Much of the artmaking in the last decades of Henri's life were based on his travels overseas. In 1913, for instance, he made the first of what would be several extended trips to Ireland where he would paint both landscapes and portraits (mostly children) of the inhabitants of Achill Island. Henri also made several trips to America's Southwest where some of his most notable works were portraits of Native Americans. The summer of 1928 was to be the last period of painting for the artist who created several portraits while staying in Ireland but was forced to return to America in September when he suffered an attack of neuritis. The pain was so intense he had difficulty painting. It was eventually determined he had prostate cancer and, while it is unclear if Henri was ever made aware of that diagnosis, he succumbed to the illness less than a year later at the age of sixty-four.

Henri's passing is appended by a sad footnote. While his estate had been inherited by his loving wife, she too died less than twelve months later (also from cancer). Marjorie in turn bequeathed Henri's estate to her sister, Violet Organ, who mistakenly believed that the best of her late brother-in-law's' paintings would be worth more if they were fewer in number. As Perlman explains, over the course of several years she, "destroyed an estimated five hundred fifty of his works [...] The canvases were slashed and ripped in order to fit them into the fireplace, and then were burned in the artist's own studio!".

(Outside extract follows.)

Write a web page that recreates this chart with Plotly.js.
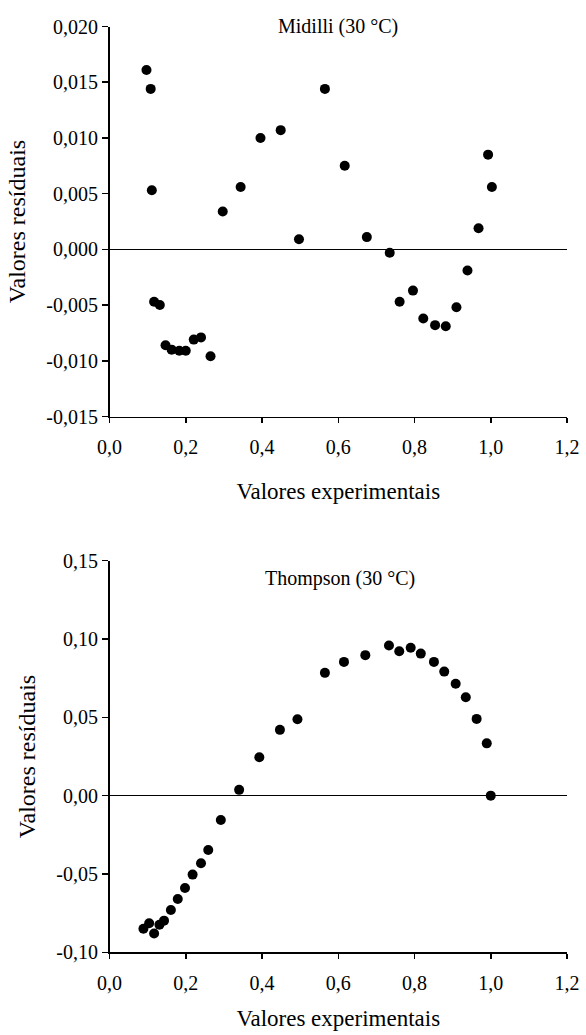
<!DOCTYPE html>
<html>
<head>
<meta charset="utf-8">
<script src="https://cdn.plot.ly/plotly-3.0.1.min.js"></script>
<style>html,body{margin:0;padding:0;background:#fff;}#chart{width:586px;height:1035px;}</style>
</head>
<body>
<div id="chart"></div>
<script>
// Midilli (30 °C) residuals
const midilliX = [0.097, 0.108, 0.111, 0.117, 0.132, 0.147, 0.163, 0.183, 0.200, 0.221, 0.240, 0.265, 0.297, 0.344, 0.396, 0.449, 0.497, 0.565, 0.617, 0.675, 0.735, 0.761, 0.796, 0.823, 0.854, 0.882, 0.910, 0.939, 0.968, 0.993, 1.003];
const midilliY = [0.0161, 0.0144, 0.0053, -0.0047, -0.0050, -0.0086, -0.0090, -0.0091, -0.0091, -0.0081, -0.0079, -0.0096, 0.0034, 0.0056, 0.0100, 0.0107, 0.0009, 0.0144, 0.0075, 0.0011, -0.0003, -0.0047, -0.0037, -0.0062, -0.0068, -0.0069, -0.0052, -0.0019, 0.0019, 0.0085, 0.0056];

// Thompson (30 °C) residuals
const thompsonX = [0.089, 0.104, 0.117, 0.131, 0.143, 0.161, 0.179, 0.198, 0.218, 0.240, 0.259, 0.292, 0.340, 0.393, 0.447, 0.493, 0.565, 0.615, 0.671, 0.733, 0.760, 0.790, 0.8165, 0.851, 0.878, 0.908, 0.9345, 0.963, 0.9895, 1.000];
const thompsonY = [-0.0850, -0.0815, -0.0880, -0.0824, -0.0798, -0.0730, -0.0660, -0.0589, -0.0504, -0.0432, -0.0347, -0.0155, 0.0037, 0.0245, 0.0420, 0.0488, 0.0784, 0.0854, 0.0897, 0.0959, 0.0922, 0.0944, 0.0907, 0.0854, 0.0792, 0.0714, 0.0628, 0.0490, 0.0334, 0.0000];

// Tick labels
const xTickVals = [0, 0.2, 0.4, 0.6, 0.8, 1.0, 1.2];
const xTickText = ["0,0", "0,2", "0,4", "0,6", "0,8", "1,0", "1,2"];
const y1TickVals = [-0.015, -0.010, -0.005, 0, 0.005, 0.010, 0.015, 0.020];
const y1TickText = ["-0,015", "-0,010", "-0,005", "0,000", "0,005", "0,010", "0,015", "0,020"];
const y2TickVals = [-0.10, -0.05, 0, 0.05, 0.10, 0.15];
const y2TickText = ["-0,10", "-0,05", "0,00", "0,05", "0,10", "0,15"];

const titles = ["Midilli (30 °C)", "Thompson (30 °C)"];
const xTitle = "Valores experimentais";
const yTitle = "Valores resíduais";

const FONT = "Liberation Serif, Times New Roman, serif";
const marker = {color: "#000", size: 10};

const traces = [
  {x: midilliX, y: midilliY, type: "scatter", mode: "markers", marker: marker, xaxis: "x", yaxis: "y", hoverinfo: "x+y"},
  {x: thompsonX, y: thompsonY, type: "scatter", mode: "markers", marker: marker, xaxis: "x2", yaxis: "y2", hoverinfo: "x+y"}
];

const W = 586, H = 1035;
const xd = [109.5 / W, 567 / W];
const y1d = [1 - 416.5 / H, 1 - 26.5 / H];
const y2d = [1 - 952.3 / H, 1 - 560.7 / H];

function xAxis(anchor, standoff) {
  return {
    domain: xd, anchor: anchor, range: [0, 1.2],
    tickmode: "array", tickvals: xTickVals, ticktext: xTickText,
    ticks: "outside", ticklen: 5, tickwidth: 1.5, tickcolor: "#000",
    showline: true, linecolor: "#000", linewidth: 1.5,
    showgrid: false, zeroline: false, automargin: false,
    ticklabelstandoff: 7,
    tickfont: {family: FONT, size: 20, color: "#000"},
    title: {text: xTitle, font: {family: FONT, size: 23, color: "#000"}, standoff: standoff}
  };
}
function yAxis(anchor, range, vals, text) {
  return {
    domain: anchor === "x" ? y1d : y2d, anchor: anchor, range: range,
    tickmode: "array", tickvals: vals, ticktext: text,
    ticks: "outside", ticklen: 6, tickwidth: 1.5, tickcolor: "#000",
    showline: true, linecolor: "#000", linewidth: 1.5,
    showgrid: false, zeroline: true, zerolinecolor: "#000", zerolinewidth: 1.5,
    automargin: false,
    tickfont: {family: FONT, size: 20, color: "#000"},
    title: {text: yTitle, font: {family: FONT, size: 24, color: "#000"}, standoff: 14}
  };
}

const layout = {
  width: W, height: H,
  margin: {l: 0, r: 0, t: 0, b: 0},
  paper_bgcolor: "#fff", plot_bgcolor: "#fff",
  showlegend: false,
  separators: ",.",
  font: {family: FONT, color: "#000"},
  xaxis: xAxis("y", 26),
  yaxis: yAxis("x", [-0.015, 0.020], y1TickVals, y1TickText),
  xaxis2: xAxis("y2", 17),
  yaxis2: yAxis("x2", [-0.10, 0.15], y2TickVals, y2TickText),
  annotations: [
    {text: titles[0], xref: "paper", yref: "paper", x: 338 / W, y: 1 - 27 / H, xanchor: "center", yanchor: "middle", showarrow: false, font: {family: FONT, size: 20, color: "#000"}},
    {text: titles[1], xref: "paper", yref: "paper", x: 340 / W, y: 1 - 578 / H, xanchor: "center", yanchor: "middle", showarrow: false, font: {family: FONT, size: 20, color: "#000"}}
  ]
};

Plotly.newPlot("chart", traces, layout, {staticPlot: true, displayModeBar: false});
</script>
</body>
</html>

The Legacy of Robert Henri

Henri played a key role in advancing modern art in America at the beginning of the twentieth century; firstly through his leading role in the development of the Ashcan School, and secondly, through the sweeping change he brought to arts exhibition in America. With the former, Henri was instrumental in establishing an American school of art that left behind the pleasing idyls that characterised American Expressionism in favor of a more fluid and "immediate" urban art that captured the dynamic energy of the streets and people of New York. In the case of the latter, Henri abandoned the Academy conventions of juried shows, and through the (retrospectively named) exhibition of The Eight (1908), and the Exhibition of Independent Artists (1910), he helped lay the foundations for America's most important and influential independent exhibition of all, The Armory Show of 1913.

Equal to his reputation as an artist, was Henri's contribution to arts education. In a career teaching at various schools and in private classes, Henri implored his students to free themselves from traditional constraints, forgo the worry over competition and the attainment of prizes, and instead create art that was personal to the student; what he called "art for life's sake". Throughout his career he taught many of America's greatest modern artists including George Bellows, Stuart Davis, Adolph Gottlieb, William Groper, Edward Hopper, Rockwell Kent, Man Ray, and Morgan Russell. Moreover, his musings on art and teaching philosophies were published in the 1923 book The Art Spirit which has become a staple of fine arts education. Indeed, according to author Maria Popova, the world-renowned filmmaker and artist, David Lynch, "cites [The Art Spirit] as a major influence in the introduction to his [own] treatise on mediation and creativity [Lynch's 2006 book - Catching the Big Fish]".